In the heart of Assam on the south bank of the Brahmaputra River and covering an area of 430 sq kms, lies Kaziranga National Park, a UNESCO World Heritage Site. It’s a dazzling mosaic of dense rainforest, tall elephant grass and swathes of reeds interspersed with vast tracts of marshes and shallow pools. A number of impressive wildlife species inhabit the area, including the world’s largest population of one-horned rhinoceroses. It’s also home to tigers, elephants, deer and one of the last populations of wild Asian water buffaloes. The park is also a haven for the greater adjutant stork, and many, many different bird species.
To gain the best opportunity for wildlife photography, we’ve included jeep safaris in different areas of the park accompanied so you can make the most of your time here. The pace of the safaris will be in tune with the group’s needs to take good wildlife images. There’ll also be the chance to learn about capturing different perspectives of your natural surroundings on camera.
- Jeep safaris x 2
Day 10 Nameri National Park (21st April)
After breakfast, drive to Nameri (140kms/three hours). Cross the mighty Brahmaputra River, stopping to look for the Ganges River Dolphin, ‘Susu’. It’s a scenic drive to Nameri, and you’ll be treated to distant views of the mountains of Arunachal Pradesh as you approach the park.
Nameri is a picturesque park, crossed by the Jia-Bhoroli River, and home to many different wildlife species, including tigers, leopards, Himalayan black bear, elephants, dhole (Asiatic wild dog), sambar, barking and hog deer, slow loris and sloth. It’s also a bird-watchers’ paradise.

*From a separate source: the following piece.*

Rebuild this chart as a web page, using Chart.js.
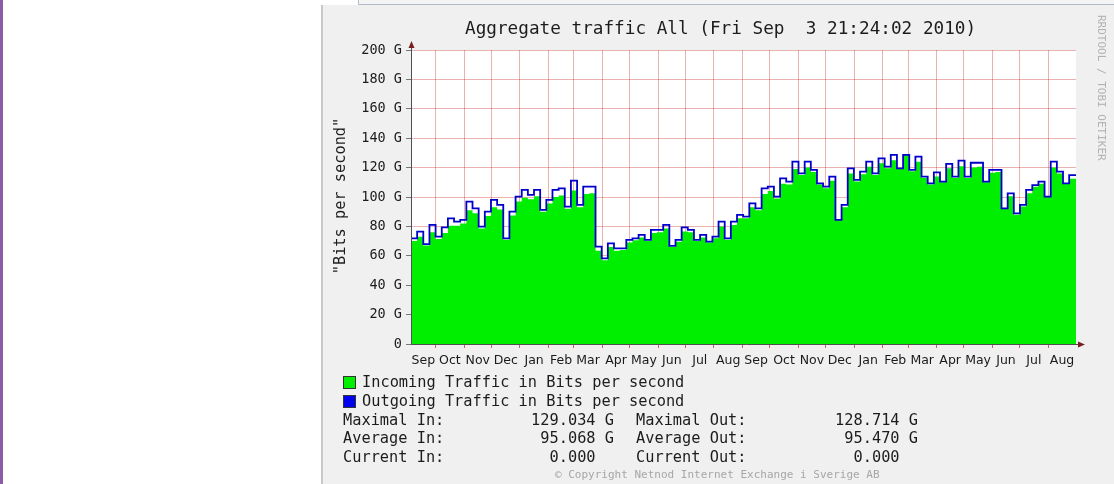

After lunch, we’ll take a guided walk of the park, with an armed guard, to gain a different view of photographing a wild landscape.
- Walking safari
Day 11 Guwahati (22nd April)
After an early morning cup of tea, travel to the boat embankment point for your gentle river journey. We’ll be travelling in rubber dinghies, oared by expert tribal boatmen, at a leisurely pace. The idea is to give ample opportunity to get fantastic shots of a scenic sunrise, as you bump gently down the crystal-clear waters of the river with the snow-clad peaks of the mountains looming over the Nameri jungle. After your river journey, travel to Guwahati (240kms/five hours).
- River trip
Day 12 Delhi (23rd April)
Visit the Kamakhya Temple, a Hindu temple with a unique shape; a hemispherical dome on a cruciform base, before transferring to the airport for your flight to Delhi. Today also presents the opportunity to photograph colourful Sadhus (Indian saints) dressed in orange robes, and with long, grey beards.